▶ **Work to do**:
Every line that contains the word "this" should be copied.

───

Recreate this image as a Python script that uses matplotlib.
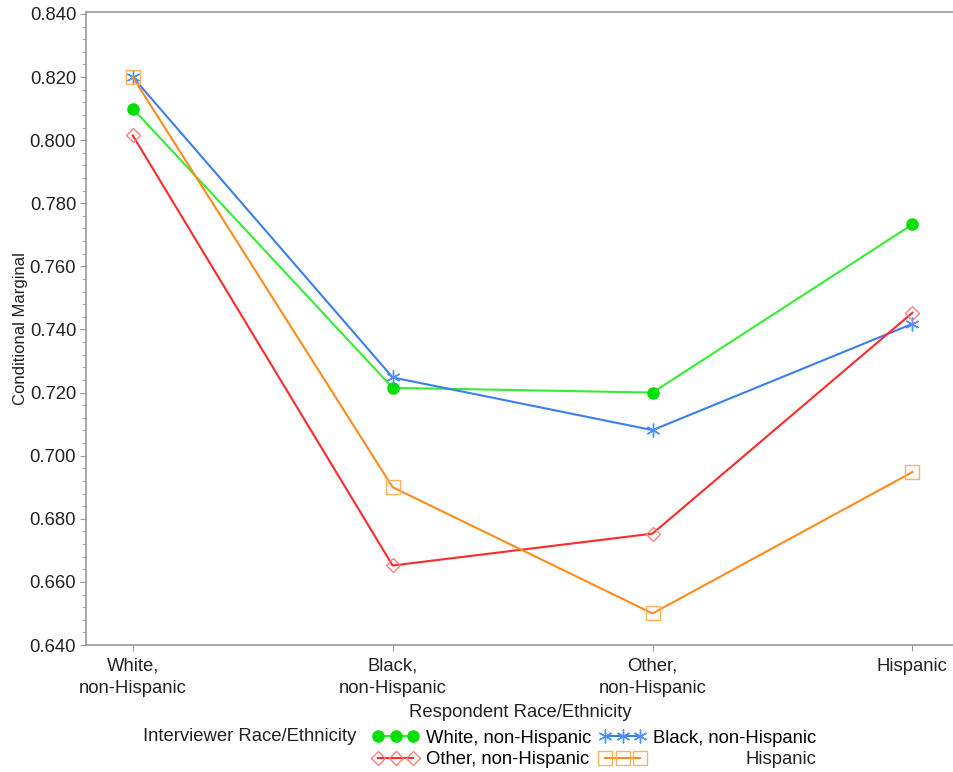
import matplotlib.pyplot as plt
from matplotlib.ticker import MultipleLocator, FormatStrFormatter

plt.rcParams['font.family'] = ['Liberation Sans', 'DejaVu Sans']

respondent = ["White,\nnon-Hispanic", "Black,\nnon-Hispanic", "Other,\nnon-Hispanic", "Hispanic"]
white_int = [0.810, 0.7215, 0.7200, 0.7733]
black_int = [0.820, 0.7248, 0.7081, 0.7418]
other_int = [0.8015, 0.6652, 0.6753, 0.7453]
hisp_int = [0.820, 0.6900, 0.6500, 0.6948]

fs = 13.3

fig = plt.figure(figsize=(9.54, 7.72), dpi=100)
ax = fig.add_axes([0.0901, 0.1645, 0.9099, 0.8195])

x = range(len(respondent))
ax.plot(x, white_int, color='#33ee33', lw=1.5, marker='o', ms=8,
        mfc='#00e000', mec='#00e000', label="White, non-Hispanic", zorder=3)
ax.plot(x, black_int, color='#3a7ff0', lw=1.5, marker=(6, 2, 0), ms=10,
        mec='#5090ff', mew=1.0, label="Black, non-Hispanic", zorder=3)
ax.plot(x, other_int, color='#ff2a2a', lw=1.5, marker='D', ms=7,
        mfc='none', mec='#ff8080', mew=1.0, label="Other, non-Hispanic", zorder=3)
ax.plot(x, hisp_int, color='#ff8c1a', lw=1.5, marker='s', ms=10,
        mfc='none', mec='#ffb060', mew=1.0, label="Hispanic", zorder=3)

ax.set_xlim(-0.18, 3.16)
ax.set_ylim(0.640, 0.8405)
ax.set_xticks(list(x))
ax.set_xticklabels(respondent, fontsize=fs, color='#222222', linespacing=1.45)
ax.yaxis.set_major_locator(MultipleLocator(0.02))
ax.yaxis.set_minor_locator(MultipleLocator(0.004))
ax.yaxis.set_major_formatter(FormatStrFormatter('%.3f'))
ax.tick_params(axis='y', labelsize=fs, colors='#999999', labelcolor='#222222', length=4, pad=3)
ax.tick_params(axis='y', which='minor', length=3, colors='#999999')
ax.tick_params(axis='x', length=4, colors='#999999', labelcolor='#222222', pad=5)

for s in ['left', 'bottom', 'top']:
    ax.spines[s].set_color('#999999')
    ax.spines[s].set_linewidth(1.2)
ax.spines['right'].set_visible(False)

ax.set_ylabel("Conditional Marginal", fontsize=12, color='#222222', labelpad=1)
ax.set_xlabel("Respondent Race/Ethnicity", fontsize=fs, color='#222222', labelpad=5)

h, l = ax.get_legend_handles_labels()
order = [0, 2, 1, 3]
labs = [l[i] for i in order]
labs[3] = ""
fig.text(0.150, 0.0455, "Interviewer Race/Ethnicity", fontsize=fs, color='#222222',
         va='center')
leg = fig.legend([h[i] for i in order], labs, ncol=2, numpoints=3,
                 handlelength=2.5, frameon=False, fontsize=fs,
                 loc='center left', bbox_to_anchor=(0.373, 0.030),
                 columnspacing=0.45, handletextpad=0.4, labelspacing=0.25)

# "Hispanic" sits right-aligned under "Black, non-Hispanic"
fig.canvas.draw()
r = fig.canvas.get_renderer()
inv = fig.transFigure.inverted()
bb_black = inv.transform_bbox(leg.get_texts()[2].get_window_extent(r))
bb_other = inv.transform_bbox(leg.get_texts()[1].get_window_extent(r))
fig.text(bb_black.x1, (bb_other.y0 + bb_other.y1) / 2, l[3], fontsize=fs,
         color='#222222', ha='right', va='center')

fig.savefig("out.png", dpi=100)
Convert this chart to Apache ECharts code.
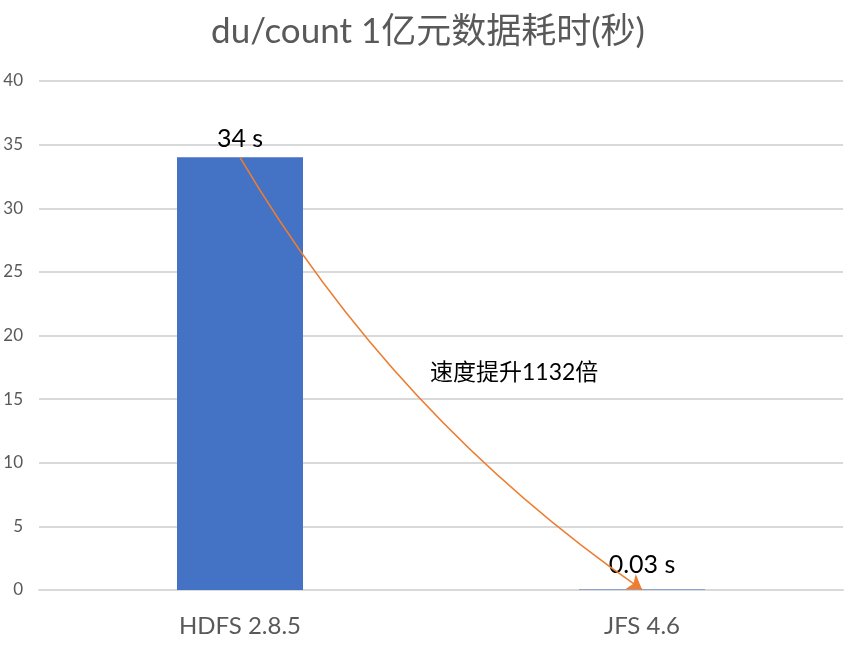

───

▶ **Result below**:
Recreate this image as a Python script that uses matplotlib.
Convert this chart to Apache ECharts code.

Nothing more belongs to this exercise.